Since Dundee United prides itself on being a tight-knit club it seemed little wonder Jackie McNamara has fitted in as well as he has when he spoke on Saturday evening about how much this QTS League Cup semi-final win at Hampden mattered.

With Jackie senior, his well known footballing father, taking a deserved break from the dysfunctional relationship between Hibs and sections of their support with which he has become ever more intensely involved, both were able to extract maximum enjoyment from an occasion where the footballing drama mainly took place where it is supposed to.

"I did see my dad at the end of the game there, his big smiley face and my little son came down to the side as well and gave me a cuddle," the United manager said afterwards.

"That is football, the ups and downs.

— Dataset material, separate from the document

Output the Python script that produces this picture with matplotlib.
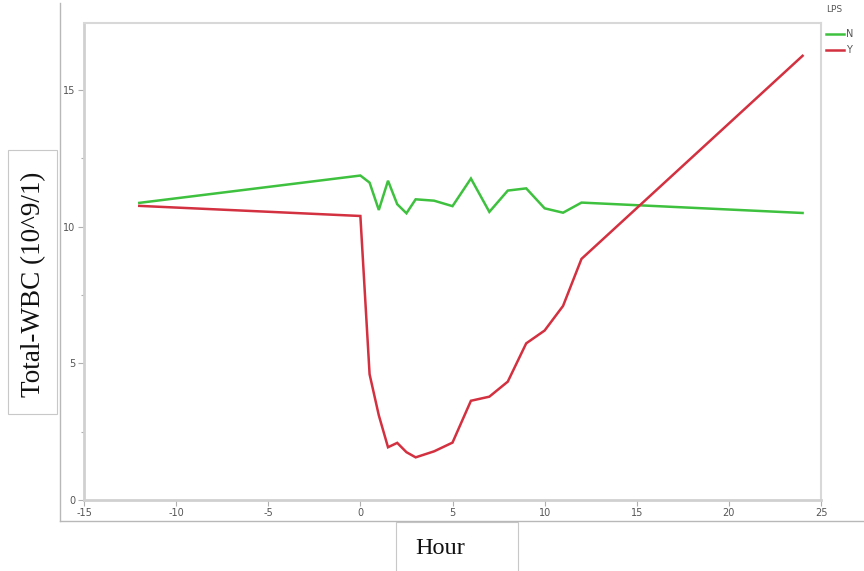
import matplotlib
matplotlib.use("Agg")
import matplotlib.pyplot as plt
from matplotlib.patches import Rectangle
from matplotlib.lines import Line2D

# Data
hours_n = [-12, 0, 0.5, 1, 1.5, 2, 2.5, 3, 4, 5, 6, 7, 8, 9, 10, 11, 12, 24]
wbc_n = [10.87, 11.87, 11.61, 10.61, 11.68, 10.82, 10.49, 11.0, 10.95, 10.75,
         11.76, 10.54, 11.32, 11.4, 10.67, 10.51, 10.88, 10.5]
hours_y = [-12, 0, 0.5, 1, 1.5, 2, 2.5, 3, 4, 5, 6, 7, 8, 9, 10, 11, 12, 24]
wbc_y = [10.76, 10.39, 4.6, 3.1, 1.93, 2.09, 1.75, 1.56, 1.78, 2.1,
         3.63, 3.78, 4.33, 5.73, 6.2, 7.1, 8.82, 16.25]
series_names = ["N", "Y"]
legend_title = "LPS"
x_ticks = [-15, -10, -5, 0, 5, 10, 15, 20, 25]
y_ticks = [0, 5, 10, 15]
y_minor = [2.5, 7.5, 12.5]

GREEN = "#3ec13e"
RED = "#d33040"
W, H = 864, 571

fig = plt.figure(figsize=(8.64, 5.71), dpi=100)

def fx(px):
    return px / W

def fy(py):
    return 1 - py / H

ax = fig.add_axes([fx(84), fy(500), fx(821) - fx(84), fy(23) - fy(500)])
ax.plot(hours_n, wbc_n, color=GREEN, lw=1.8, solid_joinstyle="miter")
ax.plot(hours_y, wbc_y, color=RED, lw=1.8, solid_joinstyle="miter")
ax.set_xlim(-15, 25)
ax.set_ylim(0, 17.45)
ax.set_xticks(x_ticks)
ax.set_xticklabels([str(t) for t in x_ticks])
ax.set_yticks(y_ticks)
ax.set_yticklabels([str(t) for t in y_ticks])
ax.set_yticks(y_minor, minor=True)
ax.tick_params(axis="both", which="major", labelsize=7, colors="#b0b0b0",
               labelcolor="#555555", length=4, width=0.8, pad=2)
ax.tick_params(axis="y", which="minor", length=2.5, width=0.8, colors="#b0b0b0")
for side in ["left", "bottom"]:
    ax.spines[side].set_color("#d0d0d0")
    ax.spines[side].set_linewidth(2.0)
for side in ["top", "right"]:
    ax.spines[side].set_color("#d8d8d8")
    ax.spines[side].set_linewidth(1.5)

# Outer frame lines
fig.add_artist(Line2D([fx(60), fx(60)], [fy(3), fy(521)], color="#b8b8b8", lw=1.0))
fig.add_artist(Line2D([fx(60), 1.0], [fy(521), fy(521)], color="#b8b8b8", lw=1.0))

# Y label box
fig.add_artist(Rectangle((fx(8), fy(414)), fx(57) - fx(8), fy(150) - fy(414),
                         transform=fig.transFigure, fill=False,
                         edgecolor="#c8c8c8", lw=0.8))
fig.text(fx(34), fy(284), "Total-WBC (10^9/1)", rotation=90, ha="center",
         va="center", fontsize=19.5, family="Liberation Serif", color="#111111")

# X label box
fig.add_artist(Rectangle((fx(396), fy(575)), fx(518) - fx(396), fy(522) - fy(575),
                         transform=fig.transFigure, fill=False,
                         edgecolor="#c8c8c8", lw=0.8))
fig.text(fx(440), fy(548), "Hour", ha="center", va="center", fontsize=17.5,
         family="Liberation Serif", color="#111111")

# Legend
fig.text(fx(826), fy(10), legend_title, ha="left", va="center", fontsize=6.5,
         color="#555555")
for i, (name, col) in enumerate(zip(series_names, [GREEN, RED])):
    yy = fy(34 + 16 * i)
    fig.add_artist(Line2D([fx(826), fx(844)], [yy, yy], color=col, lw=1.8))
    fig.text(fx(846), yy, name, ha="left", va="center", fontsize=7,
             color="#555555")

fig.savefig("out.png", dpi=100)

I try not to get too down and try to do the things I believe in. Today was a good start and hopefully gives us a chance to get some silverware."

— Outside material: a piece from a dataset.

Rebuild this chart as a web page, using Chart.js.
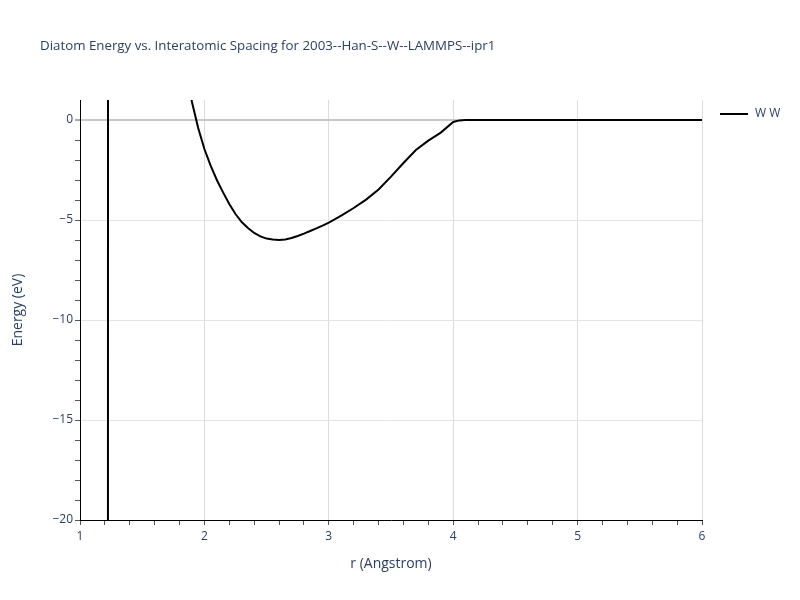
<!DOCTYPE html>
<html>
<head>
<meta charset="utf-8">
<script src="https://cdn.jsdelivr.net/npm/chart.js@4.4.0/dist/chart.umd.min.js"></script>
<style>
  html, body { margin: 0; padding: 0; background: #fff; }
  #wrap { width: 800px; height: 600px; }
</style>
</head>
<body>
<div id="wrap"><canvas id="diatom-chart" width="800" height="600"></canvas></div>
<script>
// r (Angstrom) and energy (eV)
const rValues = [1.20, 1.22, 1.23, 1.5, 1.8, 1.9, 1.95, 2.0, 2.05, 2.1, 2.15, 2.2, 2.25, 2.3, 2.35,
  2.4, 2.45, 2.5, 2.55, 2.6, 2.65, 2.7, 2.75, 2.8, 2.85, 2.9, 2.95, 3.0,
  3.1, 3.2, 3.3, 3.4, 3.5, 3.6, 3.7, 3.8, 3.9, 4.0, 4.05, 4.1, 4.5, 5.0, 5.5, 6.0];
const energyValues = [-400, -400, 400, 30, 4.3, 0.9, -0.4, -1.45, -2.28, -3.0, -3.62, -4.2, -4.7, -5.1, -5.4,
  -5.65, -5.82, -5.93, -5.98, -6.0, -5.97, -5.9, -5.8, -5.68, -5.55, -5.42, -5.28, -5.13,
  -4.78, -4.4, -3.98, -3.47, -2.83, -2.15, -1.5, -1.03, -0.63, -0.1, -0.02, 0, 0, 0, 0, 0];
const seriesLabel = 'W W';
const chartTitle = 'Diatom Energy vs. Interatomic Spacing for 2003--Han-S--W--LAMMPS--ipr1';

const FONT = '"Open Sans", "DejaVu Sans", sans-serif';
const TEXT_COLOR = '#2a3f5f';

const isWhole = (v, step) => Math.abs(v / step - Math.round(v / step)) < 1e-6;
const minus = (s) => String(s).replace('-', '\u2212');

// title and legend drawn plotly-style, outside the plot area
const overlay = {
  id: 'overlay',
  afterDraw(chart) {
    const { ctx } = chart;
    ctx.save();
    ctx.fillStyle = TEXT_COLOR;
    ctx.font = `13.3px ${FONT}`;
    ctx.textBaseline = 'middle';
    ctx.fillText(chartTitle, 40, 46);

    ctx.strokeStyle = '#000';
    ctx.lineWidth = 2;
    ctx.beginPath();
    ctx.moveTo(720, 114);
    ctx.lineTo(748, 114);
    ctx.stroke();
    ctx.font = `12px ${FONT}`;
    ctx.fillText(seriesLabel, 755, 114);
    ctx.restore();
  },
};

const ctx = document.getElementById('diatom-chart').getContext('2d');
new Chart(ctx, {
  type: 'line',
  data: {
    datasets: [
      {
        label: seriesLabel,
        data: rValues.map((r, i) => ({ x: r, y: energyValues[i] })),
        borderColor: '#000',
        borderWidth: 2,
        pointRadius: 0,
        tension: 0,
        fill: false,
      },
    ],
  },
  options: {
    responsive: false,
    animation: false,
    layout: { padding: { left: 0, right: 98, top: 100, bottom: 0 } },
    plugins: {
      legend: { display: false },
      title: { display: false },
      tooltip: { enabled: false },
    },
    scales: {
      x: {
        type: 'linear',
        min: 1,
        max: 6,
        afterFit(scale) { scale.height = 80; },
        border: { color: '#000', width: 1 },
        grid: {
          color: (c) => (isWhole(c.tick.value, 1) ? '#dcdcdc' : 'rgba(0,0,0,0)'),
          tickColor: '#555',
          tickLength: 5,
          drawOnChartArea: true,
        },
        ticks: {
          stepSize: 0.2,
          autoSkip: false,
          maxRotation: 0,
          padding: 4,
          color: TEXT_COLOR,
          font: { family: FONT, size: 12 },
          callback: (v) => (isWhole(v, 1) ? String(Math.round(v)) : ''),
        },
        title: {
          display: true,
          text: 'r (Angstrom)',
          color: TEXT_COLOR,
          font: { family: FONT, size: 14 },
          padding: { top: 0, bottom: 28 },
        },
      },
      y: {
        min: -20,
        max: 1,
        afterFit(scale) { scale.width = 80; },
        border: { color: '#000', width: 1 },
        grid: {
          color: (c) => {
            const v = c.tick.value;
            if (v === 0) return '#c8c8c8';
            return isWhole(v, 5) ? '#e5e5e5' : 'rgba(0,0,0,0)';
          },
          lineWidth: (c) => (c.tick.value === 0 ? 2 : 1),
          tickColor: (c) => (c.tick.value === 1 ? 'rgba(0,0,0,0)' : '#555'),
          tickWidth: 1,
          tickLength: 5,
        },
        ticks: {
          stepSize: 1,
          autoSkip: false,
          padding: 2,
          color: TEXT_COLOR,
          font: { family: FONT, size: 12 },
          callback: (v) => (isWhole(v, 5) ? minus(v) : ''),
        },
        title: {
          display: true,
          text: 'Energy (eV)',
          color: TEXT_COLOR,
          font: { family: FONT, size: 14 },
          padding: { top: 10, bottom: 0 },
        },
      },
    },
  },
  plugins: [overlay],
});
</script>
</body>
</html>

When you really care about the people as well as the sport, as McNamara clearly does though, it can be hard not to get too down and he has been tough on himself since last season's Scottish Cup final failure.

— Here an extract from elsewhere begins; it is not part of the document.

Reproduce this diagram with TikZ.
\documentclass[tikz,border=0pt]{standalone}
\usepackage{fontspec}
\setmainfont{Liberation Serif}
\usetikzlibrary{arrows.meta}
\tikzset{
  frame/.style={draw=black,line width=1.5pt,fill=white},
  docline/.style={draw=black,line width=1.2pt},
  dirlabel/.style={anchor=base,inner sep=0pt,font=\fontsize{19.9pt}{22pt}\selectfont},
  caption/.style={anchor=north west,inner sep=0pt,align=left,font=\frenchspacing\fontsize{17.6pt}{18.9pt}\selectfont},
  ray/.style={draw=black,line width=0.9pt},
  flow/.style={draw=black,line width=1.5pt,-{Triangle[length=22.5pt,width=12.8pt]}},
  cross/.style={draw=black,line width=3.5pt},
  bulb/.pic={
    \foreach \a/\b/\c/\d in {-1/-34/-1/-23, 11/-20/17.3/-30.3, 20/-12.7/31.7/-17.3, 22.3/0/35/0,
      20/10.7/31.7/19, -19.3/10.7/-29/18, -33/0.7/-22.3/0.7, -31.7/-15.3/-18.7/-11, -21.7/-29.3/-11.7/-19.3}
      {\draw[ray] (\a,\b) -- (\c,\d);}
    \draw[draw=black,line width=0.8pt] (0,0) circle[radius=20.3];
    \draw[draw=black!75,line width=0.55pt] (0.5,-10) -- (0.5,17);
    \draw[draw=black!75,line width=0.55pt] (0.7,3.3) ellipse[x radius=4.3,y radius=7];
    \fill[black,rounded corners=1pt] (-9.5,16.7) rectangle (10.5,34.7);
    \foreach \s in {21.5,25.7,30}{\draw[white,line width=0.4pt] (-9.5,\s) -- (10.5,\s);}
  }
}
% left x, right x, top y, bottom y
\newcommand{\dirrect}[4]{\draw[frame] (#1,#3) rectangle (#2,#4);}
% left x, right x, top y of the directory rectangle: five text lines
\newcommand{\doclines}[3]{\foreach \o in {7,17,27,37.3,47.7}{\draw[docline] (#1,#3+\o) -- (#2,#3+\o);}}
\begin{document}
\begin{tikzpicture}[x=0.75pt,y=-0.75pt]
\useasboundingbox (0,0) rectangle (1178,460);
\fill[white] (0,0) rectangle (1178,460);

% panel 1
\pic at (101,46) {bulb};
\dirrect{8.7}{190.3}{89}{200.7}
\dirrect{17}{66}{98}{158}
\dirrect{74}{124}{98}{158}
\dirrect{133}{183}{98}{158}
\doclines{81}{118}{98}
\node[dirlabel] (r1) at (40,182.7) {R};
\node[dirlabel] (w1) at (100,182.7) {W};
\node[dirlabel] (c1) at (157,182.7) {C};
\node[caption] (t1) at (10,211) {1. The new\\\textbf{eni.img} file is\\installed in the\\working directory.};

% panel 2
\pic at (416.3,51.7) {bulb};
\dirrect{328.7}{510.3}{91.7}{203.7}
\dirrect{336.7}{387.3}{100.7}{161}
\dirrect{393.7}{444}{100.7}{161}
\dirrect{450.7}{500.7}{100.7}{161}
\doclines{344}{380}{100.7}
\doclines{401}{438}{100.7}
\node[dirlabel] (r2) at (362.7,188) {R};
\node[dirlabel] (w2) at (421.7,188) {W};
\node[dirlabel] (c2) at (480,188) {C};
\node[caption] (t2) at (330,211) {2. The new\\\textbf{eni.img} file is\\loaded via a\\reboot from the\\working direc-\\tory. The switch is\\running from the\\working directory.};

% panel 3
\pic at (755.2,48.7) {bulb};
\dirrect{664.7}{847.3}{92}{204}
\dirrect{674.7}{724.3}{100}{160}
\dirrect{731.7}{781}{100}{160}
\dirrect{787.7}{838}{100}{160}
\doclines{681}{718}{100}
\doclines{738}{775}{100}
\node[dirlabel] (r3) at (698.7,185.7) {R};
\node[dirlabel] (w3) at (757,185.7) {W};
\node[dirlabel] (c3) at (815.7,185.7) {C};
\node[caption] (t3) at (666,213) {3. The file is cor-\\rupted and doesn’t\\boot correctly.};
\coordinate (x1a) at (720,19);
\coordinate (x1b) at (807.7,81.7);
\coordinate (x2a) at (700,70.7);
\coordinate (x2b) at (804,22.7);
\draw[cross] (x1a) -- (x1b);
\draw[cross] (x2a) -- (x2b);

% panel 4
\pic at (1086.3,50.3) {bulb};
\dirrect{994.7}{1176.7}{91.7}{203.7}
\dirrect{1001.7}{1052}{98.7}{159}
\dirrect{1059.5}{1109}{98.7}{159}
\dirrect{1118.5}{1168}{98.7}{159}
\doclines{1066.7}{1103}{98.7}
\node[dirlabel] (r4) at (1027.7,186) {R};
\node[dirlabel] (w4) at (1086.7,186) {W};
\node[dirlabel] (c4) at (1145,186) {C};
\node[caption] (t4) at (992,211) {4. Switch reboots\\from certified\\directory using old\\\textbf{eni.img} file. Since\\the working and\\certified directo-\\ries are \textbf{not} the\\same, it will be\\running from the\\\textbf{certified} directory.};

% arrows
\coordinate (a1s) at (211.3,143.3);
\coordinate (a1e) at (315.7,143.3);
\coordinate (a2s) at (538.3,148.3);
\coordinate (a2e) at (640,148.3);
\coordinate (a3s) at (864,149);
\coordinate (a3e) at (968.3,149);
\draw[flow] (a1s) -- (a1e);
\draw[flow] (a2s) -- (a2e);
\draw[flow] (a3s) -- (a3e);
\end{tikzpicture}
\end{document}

"As a manager obviously it weighs on you... results," he admitted.

"After the cup final you have a feeling that you have personally let people down. When you go past and you see people about the club. You see the supporters and you do take a lot of it on your shoulders.

"Because we didn't win it... I felt we should have. Certain things went against us but that is football. You have to have little things on the day, little bits of luck, decisions, and all the players to perform. As a manager you prepare them all in the hope they will perform.

"It is personal, but I do try not to take things home with me and let results affect me. When I first started management I took things too hard, but I try to take the positives from things."

More to the point the positivity of his approach is clear when listening to his players talk about how they are encouraged to express themselves, albeit patience is also required.

"Management at times can be more about frustration, because you know what is in them and you are trying to get that out of them," said McNamara.

"Before we went out today I said a number of things about them not letting it pass them by, and embracing the occasion, having no regrets after it. I said that if they played to their strengths and do their jobs properly they would win the match."

Some of his youngsters may, then, be getting ready to move on but having nurtured them as he has and witnessed this latest evidence of their growing maturity his hope - as this transfer window comes ever closer to closing - that the majority of them hang around long enough to pay something back before they go is understandable.

In fairness most have already done so and McNamara is by no means alone among Scottish football managers in finding January an even more miserable month than the rest of the population.

Even after the month ended in such splendid fashion for him, then, the agony will be eked out for another couple of days until he knows just which of the squad that has put together this campaign he will still have to work with as they prepare for the final.

Yet the evidence of the past two weekends suggests he is better placed than most to cope whatever happens.

The youth development programme that was already in place but which, according to his chairman, McNamara has enhanced in his two years there, is becoming such a production line of talent that United have overhauled their team significantly in each of the past two weeks in sustaining their title challenge ahead of ending Aberdeen's nine match unbeaten run to reach this latest final.

Against Motherwell seven days earlier Charlie Telfer had grabbed the headlines to earn his place in the semi-final XI, but when he struggled to make his presence felt McNamara could turn to 23-year-old Ryan Dow to provide fresh impetus and the match began to change as soon as he took the field.

United had enjoyed the better of things in the opening half, repeatedly coming close to unlocking the rightly vaunted, but slightly re-shuffled Aberdeen defence into which new recruit Donervan Daniels had, his debut goal apart, slotted pretty impressively.

However they had been rocked by Daniels' early second half goal, his head guiding it over Radoslaw Czierniak, United's 'keeper, directly from an Andrew Considine throw-in and for the next 10 minutes or so were reeling and came particularly close to going two down when Jaroslaw Fojut produced an acrobatic clearance off the line.

All of which only makes their recovery the more impressive against a team that had been conceded just four goals in the previous nine matches which included a run of seven successive clean sheets.

A corner earned by Dow was well delivered by Gary Mackay-Steven but it still required a spring-loaded leap from Callum Morris to get his head above several others as well as Scott Brown's hands for the equaliser before Nadir Ciftci's deft redirection of a Paul Paton cross was enough to beat the Aberdeen goal-keeper, albeit it should not have been.

Derek McInnes, the Aberdeen manager, was perhaps justified in feeling hard done by in the decision that Adam Rooney's held Calum Butcher off a fraction too vigorously before bulleting a header into the net at a crucial stage.

However he was also man enough to admit that while his re-jigged back four, in which newcomer Daniels was the outstanding individual, had performed very well, there was not enough happening in front of them to justify his side's status as favourites for this tie.